Like the leonin, and most every other race on Mirrodin, the goblins also have metal growths on their bodies. Unlike the leonin, these metal growths are a coppery red and tend to be less organic and more pointy and deadly.

Crazed Goblin

Goblin Archaeologist

Goblin Brawler

This leads us to the most unique of all goblin strains- the Akki. These goblins are an adaptation of impish creatures of Japanese legend. Since Japanese lore does not have a close goblin equivalent, the whole goblin concept had to be stretched a bit to both fit Japanese flavor and retain some goblin flavor.

Ben-Ben, Akki Hermit

Akki Drillmaster

Akki Underminer

This concludes out little tour of the Goblin wing of the Style Guide Museum. I hope you found it both entertaining and educational. Sure, it's cool for you to learn a tidbit or two about different goblins, but I really hope that you can see how these rich goblin races are possible only by using a style guide. There is information overlap within each goblin type that would not exist if each and every goblin started from its own blank slate. On your way out, please consider making a donation, our Goblin Wing is about to add 15 new wax figures to the “No Longer Standard Legal” exhibit.
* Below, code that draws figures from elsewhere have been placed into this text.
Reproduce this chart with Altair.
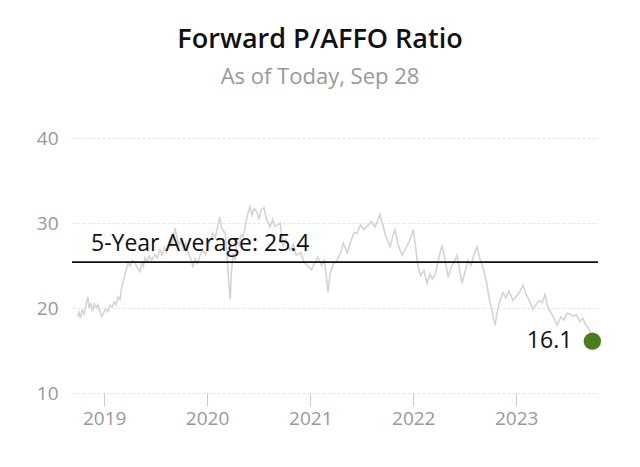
import altair as alt
import pandas as pd

dates = [
    "2018-09-28", "2018-10-04", "2018-10-09", "2018-10-15", "2018-10-22", "2018-10-29",
    "2018-11-04", "2018-11-09", "2018-11-15", "2018-11-20", "2018-11-27", "2018-12-04",
    "2018-12-10", "2018-12-17", "2018-12-24", "2018-12-31", "2019-01-07", "2019-01-14",
    "2019-01-22", "2019-01-29", "2019-02-05", "2019-02-12", "2019-02-19", "2019-02-26",
    "2019-03-05", "2019-03-12", "2019-03-19", "2019-03-27", "2019-04-03", "2019-04-10",
    "2019-04-20", "2019-04-27", "2019-05-08", "2019-05-14", "2019-05-20", "2019-05-26",
    "2019-06-03", "2019-06-10", "2019-06-18", "2019-06-30", "2019-07-08", "2019-07-18",
    "2019-07-26", "2019-08-03", "2019-08-10", "2019-08-22", "2019-08-29", "2019-09-09",
    "2019-09-16", "2019-09-24", "2019-10-01", "2019-10-09", "2019-10-17", "2019-10-25",
    "2019-11-02", "2019-11-12", "2019-11-19", "2019-11-27", "2019-12-05", "2019-12-17",
    "2019-12-26", "2020-01-06", "2020-01-14", "2020-01-21", "2020-01-30", "2020-02-07",
    "2020-02-15", "2020-02-22", "2020-03-05", "2020-03-12", "2020-03-18", "2020-03-23",
    "2020-03-27", "2020-04-02", "2020-04-09", "2020-04-16", "2020-04-24", "2020-05-01",
    "2020-05-08", "2020-05-15", "2020-05-22", "2020-06-01", "2020-06-08", "2020-06-15",
    "2020-06-26", "2020-07-03", "2020-07-10", "2020-07-21", "2020-07-28", "2020-08-11",
    "2020-08-20", "2020-08-28", "2020-09-16", "2020-09-27", "2020-10-06", "2020-10-21",
    "2020-11-02", "2020-11-12", "2020-11-28", "2020-12-10", "2021-01-05", "2021-01-15",
    "2021-01-28", "2021-02-10", "2021-02-20", "2021-03-05", "2021-03-12", "2021-03-22",
    "2021-04-06", "2021-04-18", "2021-04-28", "2021-05-12", "2021-05-24", "2021-06-05",
    "2021-06-16", "2021-06-28", "2021-07-10", "2021-07-21", "2021-08-05", "2021-08-18",
    "2021-09-05", "2021-09-15", "2021-09-25", "2021-10-11", "2021-10-20", "2021-10-28",
    "2021-11-08", "2021-11-22", "2021-12-05", "2021-12-20", "2022-01-01", "2022-01-10",
    "2022-01-18", "2022-01-28", "2022-02-08", "2022-02-19", "2022-03-01", "2022-03-10",
    "2022-03-19", "2022-03-30", "2022-04-13", "2022-04-22", "2022-05-05", "2022-05-15",
    "2022-05-25", "2022-06-05", "2022-06-14", "2022-06-23", "2022-07-03", "2022-07-14",
    "2022-07-25", "2022-08-05", "2022-08-15", "2022-08-25", "2022-09-05", "2022-09-18",
    "2022-09-28", "2022-10-07", "2022-10-13", "2022-10-18", "2022-10-25", "2022-11-02",
    "2022-11-15", "2022-11-25", "2022-12-06", "2022-12-20", "2023-01-04", "2023-01-15",
    "2023-01-25", "2023-02-05", "2023-02-15", "2023-03-01", "2023-03-12", "2023-03-24",
    "2023-04-03", "2023-04-13", "2023-04-24", "2023-05-05", "2023-05-12", "2023-05-26",
    "2023-06-08", "2023-06-20", "2023-06-30", "2023-07-11", "2023-07-22", "2023-08-02",
    "2023-08-15", "2023-08-25", "2023-09-05", "2023-09-19", "2023-09-28",
]

values = [
    19.0, 19.5, 18.8, 19.8, 19.3, 20.4,
    21.3, 20.0, 20.6, 19.6, 20.5, 20.0,
    20.4, 19.6, 19.0, 19.5, 19.9, 19.6,
    20.3, 20.1, 20.7, 20.4, 21.3, 21.0,
    22.6, 23.4, 24.4, 25.3, 24.9, 25.6,
    25.4, 24.8, 24.3, 25.3, 24.9, 25.9,
    25.5, 26.1, 25.6, 26.3, 25.9, 26.8,
    26.2, 27.1, 26.6, 28.0, 27.4, 29.4,
    28.3, 27.4, 28.0, 26.9, 27.6, 26.6,
    26.0, 24.8, 25.8, 25.2, 26.0, 26.8,
    26.3, 27.5, 28.0, 28.8, 28.3, 29.6,
    30.7, 29.4, 28.8, 26.0, 23.0, 21.0,
    24.0, 26.5, 25.6, 28.0, 27.2, 28.6,
    28.4, 29.5, 30.8, 31.9, 30.9, 31.7,
    31.3, 30.4, 31.5, 31.8, 30.6, 29.5,
    30.4, 29.6, 30.0, 27.2, 28.0, 26.8,
    27.5, 26.2, 26.5, 25.4, 24.5, 25.2,
    26.0, 25.0, 25.6, 21.9, 24.0, 25.1,
    25.6, 26.5, 27.6, 26.5, 27.8, 28.9,
    28.8, 29.8, 29.2, 29.6, 30.2, 29.5,
    31.0, 29.8, 28.5, 27.2, 28.4, 29.2,
    27.5, 26.2, 27.0, 28.0, 29.2, 27.0,
    24.8, 23.8, 24.4, 22.9, 24.0, 23.4,
    23.9, 25.5, 27.4, 26.0, 23.6, 24.8,
    25.4, 26.2, 24.5, 22.9, 24.2, 25.6,
    25.0, 26.4, 27.2, 25.8, 24.8, 23.0,
    21.0, 19.8, 18.6, 18.0, 19.4, 20.6,
    21.8, 21.2, 22.0, 20.9, 21.5, 22.0,
    22.7, 21.6, 21.0, 19.8, 20.4, 20.9,
    20.6, 21.6, 20.0, 19.4, 19.0, 18.0,
    18.9, 18.6, 19.4, 19.3, 19.0, 19.2,
    18.4, 18.8, 18.0, 17.4, 16.1,
]

average_value = 25.4
average_label = "5-Year Average: 25.4"
last_date = "2023-09-28"
last_value = 16.1
last_label = "16.1"
year_ticks = [2019, 2020, 2021, 2022, 2023]

FONT = "Open Sans"

series = pd.DataFrame({"date": dates, "value": values})
avg_df = pd.DataFrame({"value": [average_value], "label": [average_label]})
last_df = pd.DataFrame({"date": [last_date], "value": [last_value], "label": [last_label]})

x_scale = alt.Scale(
    type="utc",
    domain=[alt.DateTime(year=2018, month=9, date=9, utc=True),
            alt.DateTime(year=2023, month=10, date=18, utc=True)],
)
y_scale = alt.Scale(domain=[10, 40], nice=False, zero=False)

x_axis = alt.Axis(
    values=[alt.DateTime(year=y, month=1, date=1, utc=True) for y in year_ticks],
    format="%Y", title=None, domain=False, grid=False,
    ticks=True, tickColor="#cccccc", tickSize=13, tickWidth=1,
    labelColor="#999999", labelFontSize=19, labelFont=FONT, labelPadding=3,
)
y_axis = alt.Axis(
    values=[10, 20, 30, 40], title=None, domain=False, ticks=False,
    grid=True, gridColor="#e6e6e6", gridDash=[3, 2], gridWidth=1,
    labelColor="#999999", labelFontSize=19, labelFont=FONT, labelPadding=14,
)

line = alt.Chart(series).mark_line(color="#d4d4d4", strokeWidth=1.6).encode(
    x=alt.X("date:T", scale=x_scale, axis=x_axis),
    y=alt.Y("value:Q", scale=y_scale, axis=y_axis),
)

rule = alt.Chart(avg_df).mark_rule(color="#111111", strokeWidth=1.6).encode(
    y=alt.Y("value:Q", scale=y_scale),
)

avg_text = alt.Chart(avg_df).mark_text(
    align="left", baseline="alphabetic", dy=-11, fontSize=23, font=FONT,
    fontWeight=500, color="#111111",
).encode(
    x=alt.value(19),
    y=alt.Y("value:Q", scale=y_scale),
    text="label:N",
)

dot = alt.Chart(last_df).mark_point(
    filled=True, size=300, color="#4b7d1c", opacity=1, shape="circle",
).encode(
    x=alt.X("date:T", scale=x_scale),
    y=alt.Y("value:Q", scale=y_scale),
)

last_text = alt.Chart(last_df).mark_text(
    align="right", baseline="middle", dx=-20, fontSize=23, font=FONT,
    fontWeight=500, color="#111111",
).encode(
    x=alt.X("date:T", scale=x_scale),
    y=alt.Y("value:Q", scale=y_scale),
    text="label:N",
)

chart = alt.layer(line, rule, avg_text, dot, last_text).properties(
    width=526,
    height=255,
    autosize=alt.AutoSizeParams(type="none"),
    padding={"left": 64, "top": 130, "right": 30, "bottom": 60},
    title=alt.TitleParams(
        text="Forward P/AFFO Ratio",
        subtitle="As of Today, Sep 28",
        anchor="middle",
        dx=-15,
        offset=40,
        font=FONT,
        fontSize=27,
        fontWeight=600,
        color="#111111",
        subtitleFont=FONT,
        subtitleFontSize=22,
        subtitleColor="#999999",
        subtitlePadding=13,
    ),
).configure_view(stroke=None)

chart.save("out.html", embed_options={"renderer": "svg", "actions": False})
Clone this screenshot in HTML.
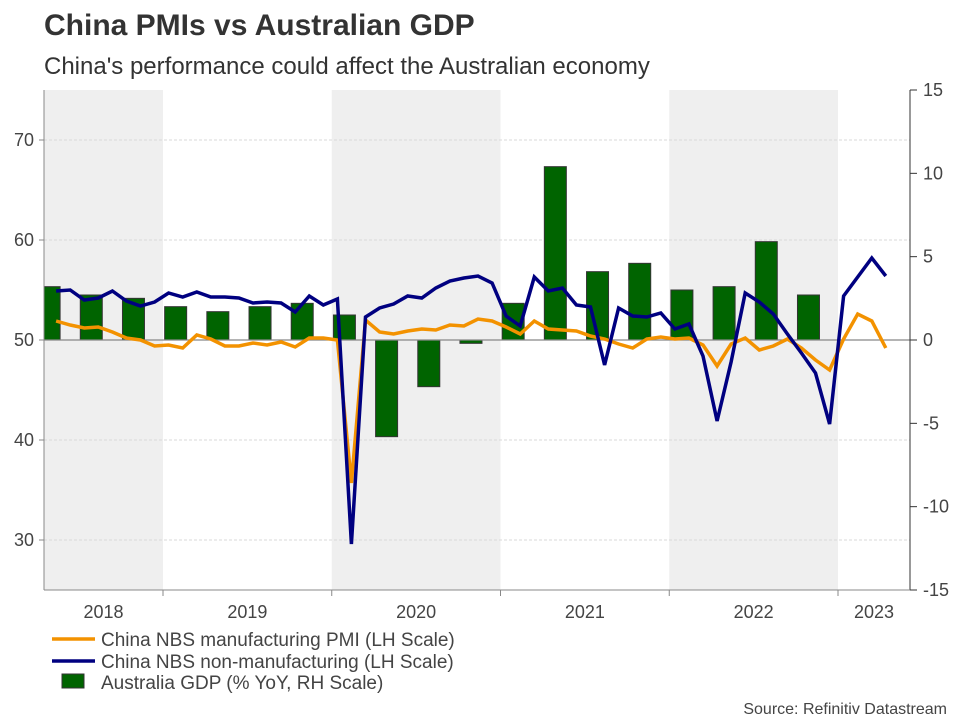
<!DOCTYPE html>
<html><head><meta charset="utf-8"><style>
body{margin:0;background:#fff;}
svg{display:block;font-family:"Liberation Sans",Arial,sans-serif;}
</style></head><body>
<svg id="chart" width="960" height="720" viewBox="0 0 960 720">
<text x="44" y="35" font-size="30" font-weight="bold" fill="#333">China PMIs vs Australian GDP</text>
<text x="44" y="74" font-size="24" fill="#333">China's performance could affect the Australian economy</text>
<g id="shade"></g><g id="grid"></g><g id="bars"></g><g id="lines"></g><g id="axes"></g>
<g>
<line x1="52" y1="639" x2="95" y2="639" stroke="#f39200" stroke-width="3.5"/>
<text x="101" y="646" font-size="19" fill="#444">China NBS manufacturing PMI (LH Scale)</text>
<line x1="52" y1="661" x2="95" y2="661" stroke="#000080" stroke-width="3.5"/>
<text x="101" y="668" font-size="19" fill="#444">China NBS non-manufacturing (LH Scale)</text>
<rect x="62" y="674" width="22" height="14" fill="#006400" stroke="#333"/>
<text x="101" y="689" font-size="19" fill="#444">Australia GDP (% YoY, RH Scale)</text>
</g>
<text x="947" y="714" font-size="16" fill="#444" text-anchor="end">Source: Refinitiv Datastream</text>
</svg>
<script>
const years = ["2018","2019","2020","2021","2022","2023"];
const leftTicks = [30,40,50,60,70];
const rightTicks = [-15,-10,-5,0,5,10,15];
const mfg = [51.9,51.5,51.2,51.3,50.8,50.2,50.0,49.4,
49.5,49.2,50.5,50.1,49.4,49.4,49.7,49.5,49.8,49.3,50.2,50.2,
50.0,35.7,52.0,50.8,50.6,50.9,51.1,51.0,51.5,51.4,52.1,51.9,
51.3,50.6,51.9,51.1,51.0,50.9,50.4,50.1,49.6,49.2,50.1,50.3,
50.1,50.2,49.5,47.4,49.6,50.2,49.0,49.4,50.1,49.2,48.0,47.0,
50.1,52.6,51.9,49.2];
const nonMfg = [54.9,55.0,54.0,54.2,54.9,53.9,53.4,53.8,
54.7,54.3,54.8,54.3,54.3,54.2,53.7,53.8,53.7,52.8,54.4,53.5,
54.1,29.6,52.3,53.2,53.6,54.4,54.2,55.2,55.9,56.2,56.4,55.7,
52.4,51.4,56.3,54.9,55.2,53.5,53.3,47.5,53.2,52.4,52.3,52.7,
51.1,51.6,48.4,41.9,47.8,54.7,53.8,52.6,50.6,48.7,46.7,41.6,
54.4,56.3,58.2,56.4];
const gdp = [3.2,2.7,2.5,2.0,1.7,2.0,2.2,1.5,-5.8,-2.8,-0.2,2.2,10.4,4.1,4.6,3.0,3.2,5.9,2.7];

const L=44,R=910,T=90,B=590;
const monthW=168.75/12, origin=-5.75;
const x = m => origin + monthW*(m+0.4);
const yL = v => 340 - (v-50)*10;
const yR = v => 340 - v*(250/15);
const NS="http://www.w3.org/2000/svg";
function mk(parent,tag,attrs){const e=document.createElementNS(NS,tag);for(const k in attrs)e.setAttribute(k,attrs[k]);document.getElementById(parent).appendChild(e);return e;}

years.forEach((yr,i)=>{
  const x0=origin+168.75*i, x1=Math.min(x0+168.75,R);
  if(i%2===0){
    const r=mk('shade','rect',{x:Math.max(x0,L),y:T,width:x1-Math.max(x0,L),height:B-T,fill:'#efefef'});
    
    
  }
  const t=mk('axes','text',{x:(Math.max(x0,L)+x1)/2,y:618,'font-size':18,fill:'#444','text-anchor':'middle'});
  t.textContent=yr;
  
  
  if(i>0){
    const tk=mk('axes','line',{x1:x0,y1:B,x2:x0,y2:B+6,stroke:'#888'});
    
    
  }
});
leftTicks.forEach(v=>{
  const y=yL(v);
  if(v!==50){
    const g=mk('grid','line',{x1:L,y1:y,x2:R,y2:y,stroke:'#d8d8d8','stroke-dasharray':'3,2'});
    
    
  }
  const tk=mk('axes','line',{x1:L-5,y1:y,x2:L,y2:y,stroke:'#888'});
  
  
  const t=mk('axes','text',{x:L-10,y:y+6,'font-size':18,fill:'#444','text-anchor':'end'});
  t.textContent=v;
  
  
});
rightTicks.forEach(v=>{
  const y=yR(v);
  const tk=mk('axes','line',{x1:R,y1:y,x2:R+7,y2:y,stroke:'#333'});
  
  
  const t=mk('axes','text',{x:R+13,y:y+6,'font-size':18,fill:'#444'});
  t.textContent=v;
  
  
});
gdp.forEach((v,i)=>{
  const cx=x(3.5+3*i);
  let x0=cx-11, w=22;
  if(x0<L){w-=L-x0;x0=L;}
  const y0=Math.min(yR(v),yR(0)), h=Math.abs(yR(v)-yR(0));
  const b=mk('bars','rect',{x:x0,y:y0,width:w,height:Math.max(h,1.5),fill:'#006400',stroke:'#333','stroke-width':1});
  
  
});
const z=mk('bars','line',{x1:L,y1:yR(0),x2:R,y2:yR(0),stroke:'#888','stroke-width':1.2});


function drawLine(arr,color,name){
  const d=arr.map((v,i)=>(i?'L':'M')+x(4+i).toFixed(1)+','+yL(v).toFixed(1)).join(' ');
  const p=mk('lines','path',{d:d,fill:'none',stroke:color,'stroke-width':3.5,'stroke-linejoin':'miter'});
  
  
}
drawLine(mfg,'#f39200','manufacturing-pmi-line');
drawLine(nonMfg,'#000080','non-manufacturing-pmi-line');
const la=mk('axes','line',{x1:L,y1:T,x2:L,y2:B,stroke:'#888'});


const ra=mk('axes','line',{x1:R,y1:T,x2:R,y2:B,stroke:'#333'});


const ba=mk('axes','line',{x1:L,y1:B,x2:R,y2:B,stroke:'#888'});


</script>
</body></html>
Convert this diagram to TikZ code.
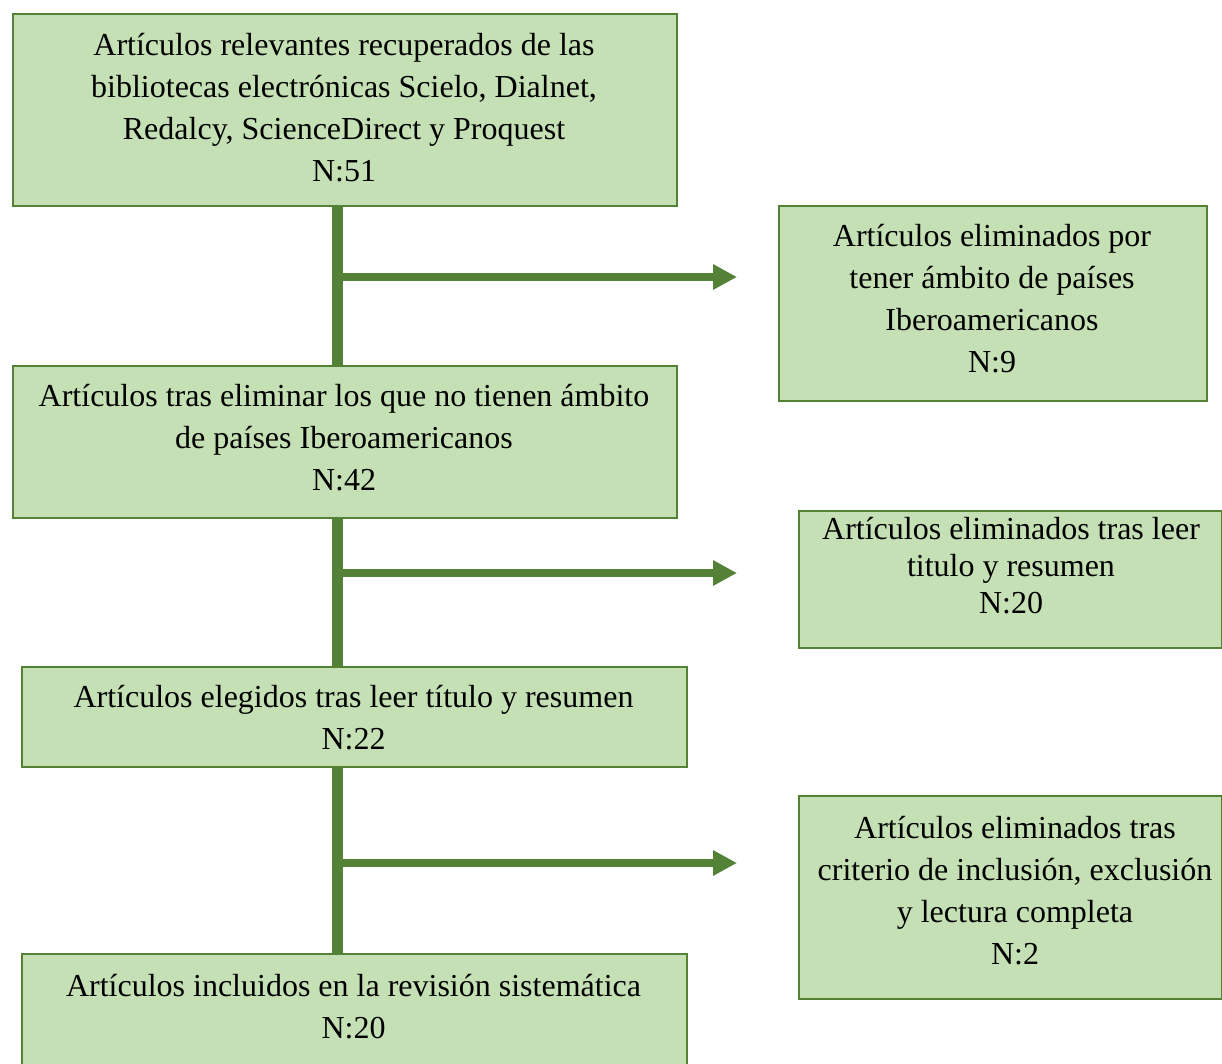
\documentclass[tikz,border=0pt]{standalone}
\usepackage{fontspec}
\setmainfont{Liberation Serif}
\usetikzlibrary{arrows.meta}
\definecolor{bordergreen}{HTML}{548235}
\definecolor{fillgreen}{HTML}{C5E0B4}
\definecolor{trunkgreen}{HTML}{538135}
\begin{document}
\begin{tikzpicture}[x=1pt,y=-1pt,
  box/.style={draw=bordergreen, fill=fillgreen, line width=2pt, inner sep=0pt, anchor=north west},
  txt/.style={align=center, inner sep=0pt, anchor=north, font=\fontsize{32}{42}\selectfont},
  txttight/.style={txt, font=\fontsize{32}{37}\selectfont},
  trunk/.style={draw=trunkgreen, line width=11pt},
  branch/.style={draw=trunkgreen, line width=8pt, -{Triangle[length=24pt,width=24pt]}}]
\useasboundingbox (0,0) rectangle (1222,1064);
% left column boxes
\node[box, minimum width=664pt, minimum height=192pt] (b1) at (12,13) {};
\node[txt] (t1) at (344,21) {\rule{0pt}{34pt}Artículos relevantes recuperados de las\\bibliotecas electrónicas Scielo, Dialnet,\\Redalcy, ScienceDirect y Proquest\\N:51};
\node[box, minimum width=664pt, minimum height=152pt] (b2) at (12,365) {};
\node[txt] (t2) at (344,372) {\rule{0pt}{34pt}Artículos tras eliminar los que no tienen ámbito\\de países Iberoamericanos\\N:42};
\node[box, minimum width=665pt, minimum height=100pt] (b3) at (21,666) {};
\node[txt] (t3) at (353.5,673) {\rule{0pt}{34pt}Artículos elegidos tras leer título y resumen\\N:22};
\node[box, minimum width=665pt, minimum height=122pt] (b4) at (21,953) {};
\node[txt] (t4) at (353.5,962) {\rule{0pt}{34pt}Artículos incluidos en la revisión sistemática\\N:20};
% right column boxes
\node[box, minimum width=428pt, minimum height=195pt] (r1) at (778,205) {};
\node[txt] (s1) at (992,212) {\rule{0pt}{34pt}Artículos eliminados por\\tener ámbito de países\\Iberoamericanos\\N:9};
\node[box, minimum width=423pt, minimum height=137pt] (r2) at (798,510) {};
\node[txttight] (s2) at (1011,505) {\rule{0pt}{34pt}Artículos eliminados tras leer\\titulo y resumen\\N:20};
\node[box, minimum width=423pt, minimum height=203pt] (r3) at (798,795) {};
\node[txt] (s3) at (1015,804) {\rule{0pt}{34pt}Artículos eliminados tras\\criterio de inclusión, exclusión\\y lectura completa\\N:2};
% trunk
\coordinate (tx) at (337,0);
\draw[trunk] (b1.south -| tx) -- (b2.north -| tx);
\draw[trunk] (b2.south -| tx) -- (b3.north -| tx);
\draw[trunk] (b3.south -| tx) -- (b4.north -| tx);
% branches
\coordinate (a1) at (337,277); \coordinate (e1) at (737,277);
\coordinate (a2) at (337,573); \coordinate (e2) at (737,573);
\coordinate (a3) at (337,863); \coordinate (e3) at (737,863);
\draw[branch] (a1) -- (e1);
\draw[branch] (a2) -- (e2);
\draw[branch] (a3) -- (e3);
\end{tikzpicture}
\end{document}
Before I cut you all loose this week, I wanted to give you a peek at some Ravnica Style Guide images. Ravnica is all the talk around town right now and I wanted to get in on the action a little more (some of you may have spotted a little piece of Ravnica art snuck into last week's column.) The coolest visuals that Ravnica has, in my opinion, are the lands. The Style Guide relies heavily on land art to convey a sense of mood and place for a card set. Artists extrapolate a lot from what they see in the land concepts. Is this place tranquil, or is it in turmoil? Where do the creatures live in this place? Are they hidden, or are they constantly at odds with each other in the open? What sorts of creatures thrive in a place like this? All this stuff gets answered when we get a peek at the lands. So, without further drivel…Ravnica land concepts:

What do we learn from these Style Guide concepts? Ravnica's a different sort of playground boys and girls. There's not a lot of room for tossin' Frisbee. It's cramped and busy, and people are going to be all in each other's “personal space.” And you know what happens when nobody has elbow room…the pushin' and shovin' starts. In just a few days you'll be able to see what was created from these concepts. Beauties, beasts, clashes and collaborations. Intrigue, politics, treasures, battles! See all this fun stuff play out at the Ravnica pre-release this weekend. A good time had by all, except the poor sap to whom you will serve up some serious guild beatdown. Will you enlist the Boros, or secretly contract the Dimir? Will you join the Chorus of the Selesnya, or dig for the golden dead in the Rot Farms of the Golgari? Me? I will probably play as many times as it takes to get a taste of all of them. (Secretly, I won't choose sides ‘til my favorites come up in Guildpact. Then it's all the way with the home team, baby!)